COLLECTED MATERIAL =
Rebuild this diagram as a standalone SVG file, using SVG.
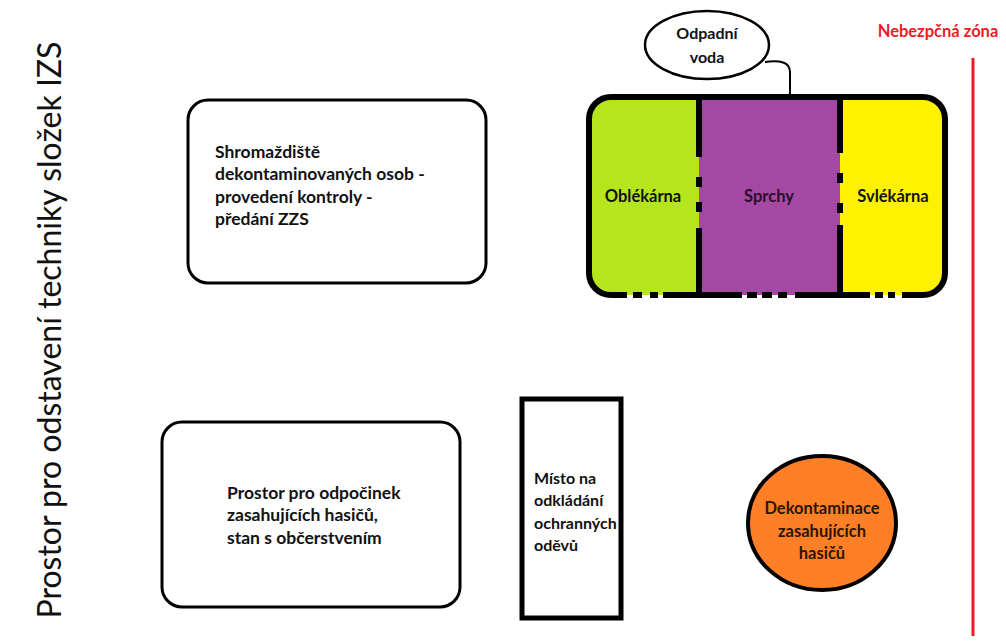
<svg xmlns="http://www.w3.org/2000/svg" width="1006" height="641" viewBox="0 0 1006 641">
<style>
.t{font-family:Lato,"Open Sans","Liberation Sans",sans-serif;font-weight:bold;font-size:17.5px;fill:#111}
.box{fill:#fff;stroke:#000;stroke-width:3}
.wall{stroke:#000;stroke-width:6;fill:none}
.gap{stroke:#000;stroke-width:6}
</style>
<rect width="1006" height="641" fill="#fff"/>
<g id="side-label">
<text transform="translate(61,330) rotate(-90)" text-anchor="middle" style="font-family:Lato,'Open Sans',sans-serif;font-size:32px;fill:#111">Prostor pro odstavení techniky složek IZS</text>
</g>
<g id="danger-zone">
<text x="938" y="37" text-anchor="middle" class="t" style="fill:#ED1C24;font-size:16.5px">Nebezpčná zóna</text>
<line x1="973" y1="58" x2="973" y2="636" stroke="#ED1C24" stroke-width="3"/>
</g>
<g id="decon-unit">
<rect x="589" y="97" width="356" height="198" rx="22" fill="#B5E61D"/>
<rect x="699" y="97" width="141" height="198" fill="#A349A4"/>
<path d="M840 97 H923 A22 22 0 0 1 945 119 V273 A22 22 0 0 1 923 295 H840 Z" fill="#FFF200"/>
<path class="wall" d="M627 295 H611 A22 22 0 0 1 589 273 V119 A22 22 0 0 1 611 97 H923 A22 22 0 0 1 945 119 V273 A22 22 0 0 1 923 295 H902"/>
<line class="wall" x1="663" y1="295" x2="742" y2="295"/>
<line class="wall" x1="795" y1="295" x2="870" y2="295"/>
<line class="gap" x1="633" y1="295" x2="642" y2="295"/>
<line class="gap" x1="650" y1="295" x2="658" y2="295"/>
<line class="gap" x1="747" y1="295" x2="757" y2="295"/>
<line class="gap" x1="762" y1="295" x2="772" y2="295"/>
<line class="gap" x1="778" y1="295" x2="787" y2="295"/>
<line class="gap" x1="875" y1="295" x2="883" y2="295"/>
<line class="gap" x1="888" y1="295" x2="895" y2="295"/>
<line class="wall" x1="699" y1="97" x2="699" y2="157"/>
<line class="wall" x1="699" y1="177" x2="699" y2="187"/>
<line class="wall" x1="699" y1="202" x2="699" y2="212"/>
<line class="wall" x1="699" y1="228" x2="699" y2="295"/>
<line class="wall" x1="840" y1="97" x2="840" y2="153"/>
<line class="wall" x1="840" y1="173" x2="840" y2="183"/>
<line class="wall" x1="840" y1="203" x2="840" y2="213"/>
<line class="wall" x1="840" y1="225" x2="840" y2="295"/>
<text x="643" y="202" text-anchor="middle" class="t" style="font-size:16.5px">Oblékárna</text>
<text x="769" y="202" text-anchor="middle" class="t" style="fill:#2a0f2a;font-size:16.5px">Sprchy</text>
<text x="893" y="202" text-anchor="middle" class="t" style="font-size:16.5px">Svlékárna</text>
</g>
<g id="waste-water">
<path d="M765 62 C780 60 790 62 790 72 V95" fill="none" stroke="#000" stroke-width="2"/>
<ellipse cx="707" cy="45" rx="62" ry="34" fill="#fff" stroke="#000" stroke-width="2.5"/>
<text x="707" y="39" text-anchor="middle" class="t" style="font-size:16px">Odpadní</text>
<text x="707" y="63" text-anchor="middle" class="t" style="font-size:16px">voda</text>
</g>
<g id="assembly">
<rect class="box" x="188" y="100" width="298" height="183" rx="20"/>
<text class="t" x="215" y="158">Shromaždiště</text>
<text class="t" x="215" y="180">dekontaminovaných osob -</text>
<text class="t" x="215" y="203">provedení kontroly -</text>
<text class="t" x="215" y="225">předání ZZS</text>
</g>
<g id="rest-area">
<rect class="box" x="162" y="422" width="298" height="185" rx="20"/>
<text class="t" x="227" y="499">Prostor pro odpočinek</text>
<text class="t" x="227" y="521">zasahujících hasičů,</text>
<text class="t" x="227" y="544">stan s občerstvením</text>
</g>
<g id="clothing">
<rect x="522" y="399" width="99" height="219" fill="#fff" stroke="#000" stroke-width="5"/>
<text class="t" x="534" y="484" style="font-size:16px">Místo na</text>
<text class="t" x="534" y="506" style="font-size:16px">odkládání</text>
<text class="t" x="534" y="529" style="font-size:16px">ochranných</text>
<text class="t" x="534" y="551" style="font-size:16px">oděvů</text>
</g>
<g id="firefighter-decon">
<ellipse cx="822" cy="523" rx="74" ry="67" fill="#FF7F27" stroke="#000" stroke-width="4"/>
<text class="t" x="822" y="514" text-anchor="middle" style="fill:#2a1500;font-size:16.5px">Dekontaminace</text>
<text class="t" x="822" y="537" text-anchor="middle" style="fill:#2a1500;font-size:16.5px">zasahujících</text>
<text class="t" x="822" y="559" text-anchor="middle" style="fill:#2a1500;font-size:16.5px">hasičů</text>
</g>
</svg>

DIRECTIONS = The material above must be printed exactly, with its pictures left out.

OUTPUT OF THE TASK =
Rebuild this diagram as a standalone SVG file, using SVG.
<svg xmlns="http://www.w3.org/2000/svg" width="1006" height="641" viewBox="0 0 1006 641">
<style>
.t{font-family:Lato,"Open Sans","Liberation Sans",sans-serif;font-weight:bold;font-size:17.5px;fill:#111}
.box{fill:#fff;stroke:#000;stroke-width:3}
.wall{stroke:#000;stroke-width:6;fill:none}
.gap{stroke:#000;stroke-width:6}
</style>
<rect width="1006" height="641" fill="#fff"/>
<g id="side-label">
<text transform="translate(61,330) rotate(-90)" text-anchor="middle" style="font-family:Lato,'Open Sans',sans-serif;font-size:32px;fill:#111">Prostor pro odstavení techniky složek IZS</text>
</g>
<g id="danger-zone">
<text x="938" y="37" text-anchor="middle" class="t" style="fill:#ED1C24;font-size:16.5px">Nebezpčná zóna</text>
<line x1="973" y1="58" x2="973" y2="636" stroke="#ED1C24" stroke-width="3"/>
</g>
<g id="decon-unit">
<rect x="589" y="97" width="356" height="198" rx="22" fill="#B5E61D"/>
<rect x="699" y="97" width="141" height="198" fill="#A349A4"/>
<path d="M840 97 H923 A22 22 0 0 1 945 119 V273 A22 22 0 0 1 923 295 H840 Z" fill="#FFF200"/>
<path class="wall" d="M627 295 H611 A22 22 0 0 1 589 273 V119 A22 22 0 0 1 611 97 H923 A22 22 0 0 1 945 119 V273 A22 22 0 0 1 923 295 H902"/>
<line class="wall" x1="663" y1="295" x2="742" y2="295"/>
<line class="wall" x1="795" y1="295" x2="870" y2="295"/>
<line class="gap" x1="633" y1="295" x2="642" y2="295"/>
<line class="gap" x1="650" y1="295" x2="658" y2="295"/>
<line class="gap" x1="747" y1="295" x2="757" y2="295"/>
<line class="gap" x1="762" y1="295" x2="772" y2="295"/>
<line class="gap" x1="778" y1="295" x2="787" y2="295"/>
<line class="gap" x1="875" y1="295" x2="883" y2="295"/>
<line class="gap" x1="888" y1="295" x2="895" y2="295"/>
<line class="wall" x1="699" y1="97" x2="699" y2="157"/>
<line class="wall" x1="699" y1="177" x2="699" y2="187"/>
<line class="wall" x1="699" y1="202" x2="699" y2="212"/>
<line class="wall" x1="699" y1="228" x2="699" y2="295"/>
<line class="wall" x1="840" y1="97" x2="840" y2="153"/>
<line class="wall" x1="840" y1="173" x2="840" y2="183"/>
<line class="wall" x1="840" y1="203" x2="840" y2="213"/>
<line class="wall" x1="840" y1="225" x2="840" y2="295"/>
<text x="643" y="202" text-anchor="middle" class="t" style="font-size:16.5px">Oblékárna</text>
<text x="769" y="202" text-anchor="middle" class="t" style="fill:#2a0f2a;font-size:16.5px">Sprchy</text>
<text x="893" y="202" text-anchor="middle" class="t" style="font-size:16.5px">Svlékárna</text>
</g>
<g id="waste-water">
<path d="M765 62 C780 60 790 62 790 72 V95" fill="none" stroke="#000" stroke-width="2"/>
<ellipse cx="707" cy="45" rx="62" ry="34" fill="#fff" stroke="#000" stroke-width="2.5"/>
<text x="707" y="39" text-anchor="middle" class="t" style="font-size:16px">Odpadní</text>
<text x="707" y="63" text-anchor="middle" class="t" style="font-size:16px">voda</text>
</g>
<g id="assembly">
<rect class="box" x="188" y="100" width="298" height="183" rx="20"/>
<text class="t" x="215" y="158">Shromaždiště</text>
<text class="t" x="215" y="180">dekontaminovaných osob -</text>
<text class="t" x="215" y="203">provedení kontroly -</text>
<text class="t" x="215" y="225">předání ZZS</text>
</g>
<g id="rest-area">
<rect class="box" x="162" y="422" width="298" height="185" rx="20"/>
<text class="t" x="227" y="499">Prostor pro odpočinek</text>
<text class="t" x="227" y="521">zasahujících hasičů,</text>
<text class="t" x="227" y="544">stan s občerstvením</text>
</g>
<g id="clothing">
<rect x="522" y="399" width="99" height="219" fill="#fff" stroke="#000" stroke-width="5"/>
<text class="t" x="534" y="484" style="font-size:16px">Místo na</text>
<text class="t" x="534" y="506" style="font-size:16px">odkládání</text>
<text class="t" x="534" y="529" style="font-size:16px">ochranných</text>
<text class="t" x="534" y="551" style="font-size:16px">oděvů</text>
</g>
<g id="firefighter-decon">
<ellipse cx="822" cy="523" rx="74" ry="67" fill="#FF7F27" stroke="#000" stroke-width="4"/>
<text class="t" x="822" y="514" text-anchor="middle" style="fill:#2a1500;font-size:16.5px">Dekontaminace</text>
<text class="t" x="822" y="537" text-anchor="middle" style="fill:#2a1500;font-size:16.5px">zasahujících</text>
<text class="t" x="822" y="559" text-anchor="middle" style="fill:#2a1500;font-size:16.5px">hasičů</text>
</g>
</svg>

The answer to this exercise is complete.